__Figure scripts__.

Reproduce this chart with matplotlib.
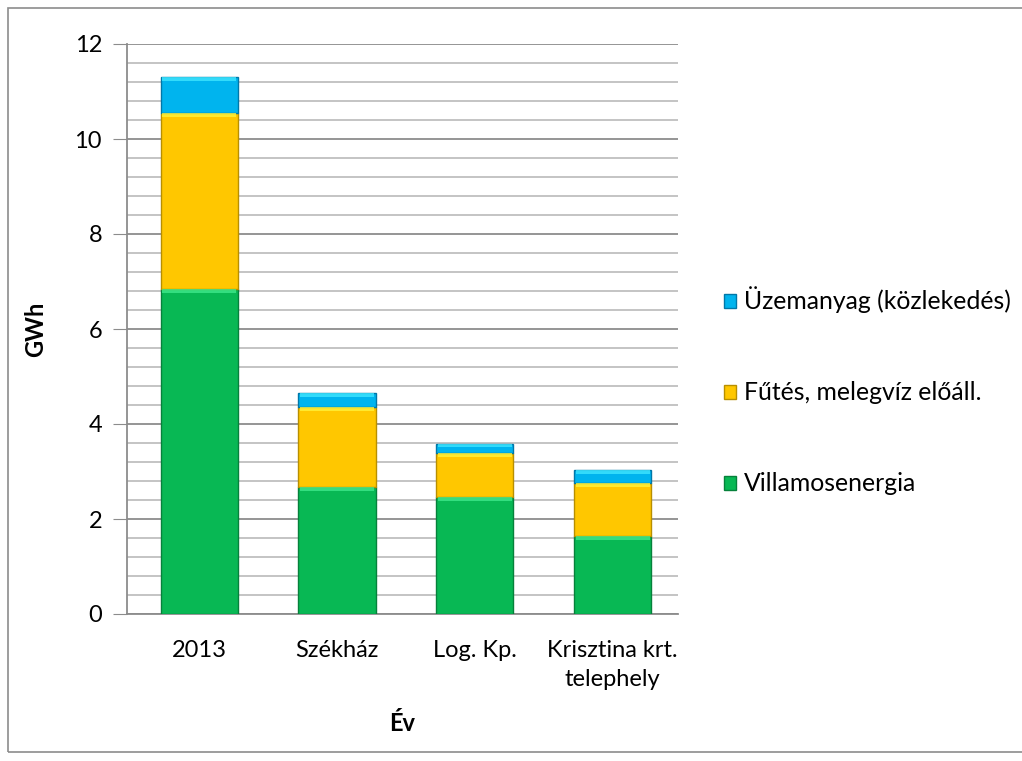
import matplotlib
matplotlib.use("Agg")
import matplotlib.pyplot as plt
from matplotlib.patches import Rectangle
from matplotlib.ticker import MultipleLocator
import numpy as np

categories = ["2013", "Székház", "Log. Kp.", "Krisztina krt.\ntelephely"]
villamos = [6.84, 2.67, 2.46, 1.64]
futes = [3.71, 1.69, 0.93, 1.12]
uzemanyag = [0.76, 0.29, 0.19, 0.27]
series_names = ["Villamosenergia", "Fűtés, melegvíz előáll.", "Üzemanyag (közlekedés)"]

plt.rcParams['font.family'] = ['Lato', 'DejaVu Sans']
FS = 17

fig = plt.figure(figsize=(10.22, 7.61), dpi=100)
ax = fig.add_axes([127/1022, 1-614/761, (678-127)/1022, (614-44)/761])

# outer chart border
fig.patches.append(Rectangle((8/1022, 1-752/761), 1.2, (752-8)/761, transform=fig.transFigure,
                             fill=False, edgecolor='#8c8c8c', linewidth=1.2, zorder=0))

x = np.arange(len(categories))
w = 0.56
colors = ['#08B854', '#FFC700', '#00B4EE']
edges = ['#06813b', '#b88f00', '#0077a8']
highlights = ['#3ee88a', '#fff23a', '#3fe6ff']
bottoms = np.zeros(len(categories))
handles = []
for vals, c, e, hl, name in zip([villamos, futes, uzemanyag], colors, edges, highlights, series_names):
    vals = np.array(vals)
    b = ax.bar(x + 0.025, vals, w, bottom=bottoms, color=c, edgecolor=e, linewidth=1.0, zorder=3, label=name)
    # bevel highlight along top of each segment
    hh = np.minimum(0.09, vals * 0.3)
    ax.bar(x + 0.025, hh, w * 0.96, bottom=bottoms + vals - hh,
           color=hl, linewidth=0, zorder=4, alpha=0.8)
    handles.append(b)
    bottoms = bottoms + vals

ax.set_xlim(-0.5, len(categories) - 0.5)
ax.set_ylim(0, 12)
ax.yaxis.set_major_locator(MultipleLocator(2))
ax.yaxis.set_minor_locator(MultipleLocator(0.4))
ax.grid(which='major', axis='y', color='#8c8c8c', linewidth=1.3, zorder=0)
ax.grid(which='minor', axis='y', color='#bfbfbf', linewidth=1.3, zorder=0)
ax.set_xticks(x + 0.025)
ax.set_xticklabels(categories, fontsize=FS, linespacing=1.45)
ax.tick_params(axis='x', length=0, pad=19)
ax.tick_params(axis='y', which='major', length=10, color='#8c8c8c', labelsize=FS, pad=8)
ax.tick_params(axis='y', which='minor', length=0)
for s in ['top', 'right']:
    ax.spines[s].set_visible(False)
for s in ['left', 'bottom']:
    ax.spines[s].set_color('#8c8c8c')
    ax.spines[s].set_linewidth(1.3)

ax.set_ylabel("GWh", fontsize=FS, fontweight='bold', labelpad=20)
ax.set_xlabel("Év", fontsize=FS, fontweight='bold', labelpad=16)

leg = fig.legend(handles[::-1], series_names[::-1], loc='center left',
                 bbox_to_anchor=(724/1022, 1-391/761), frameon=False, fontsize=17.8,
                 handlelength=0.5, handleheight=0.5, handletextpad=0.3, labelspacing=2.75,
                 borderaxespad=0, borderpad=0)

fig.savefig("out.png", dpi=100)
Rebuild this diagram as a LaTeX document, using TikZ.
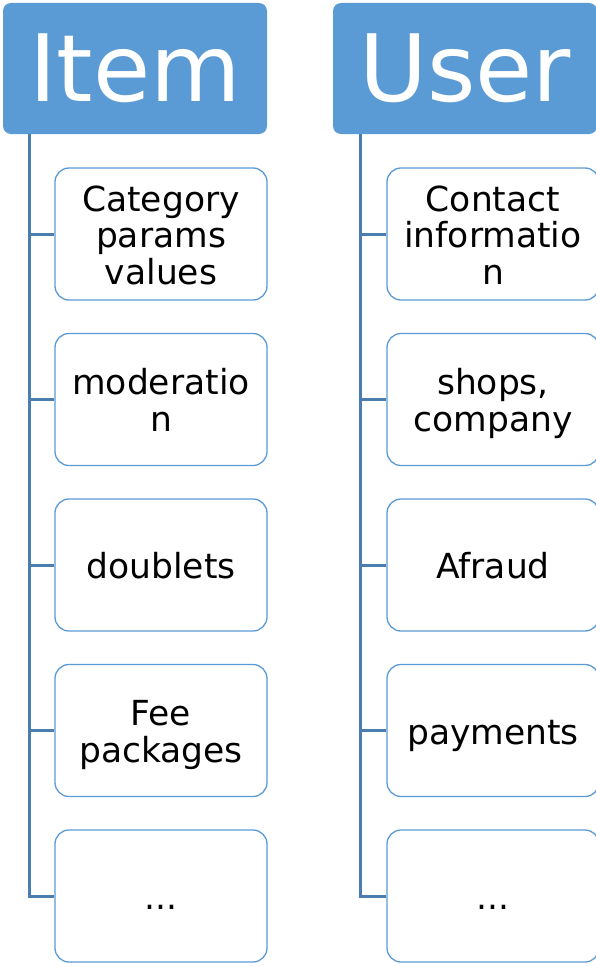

__Brief__. From the opening line of the listing above through the line bearing "import numpy as np", repeat each line exactly. Drop every picture.

__Reply to the exercise__.
Reproduce this chart with matplotlib.
import matplotlib
matplotlib.use("Agg")
import matplotlib.pyplot as plt
from matplotlib.patches import Rectangle
from matplotlib.ticker import MultipleLocator
import numpy as np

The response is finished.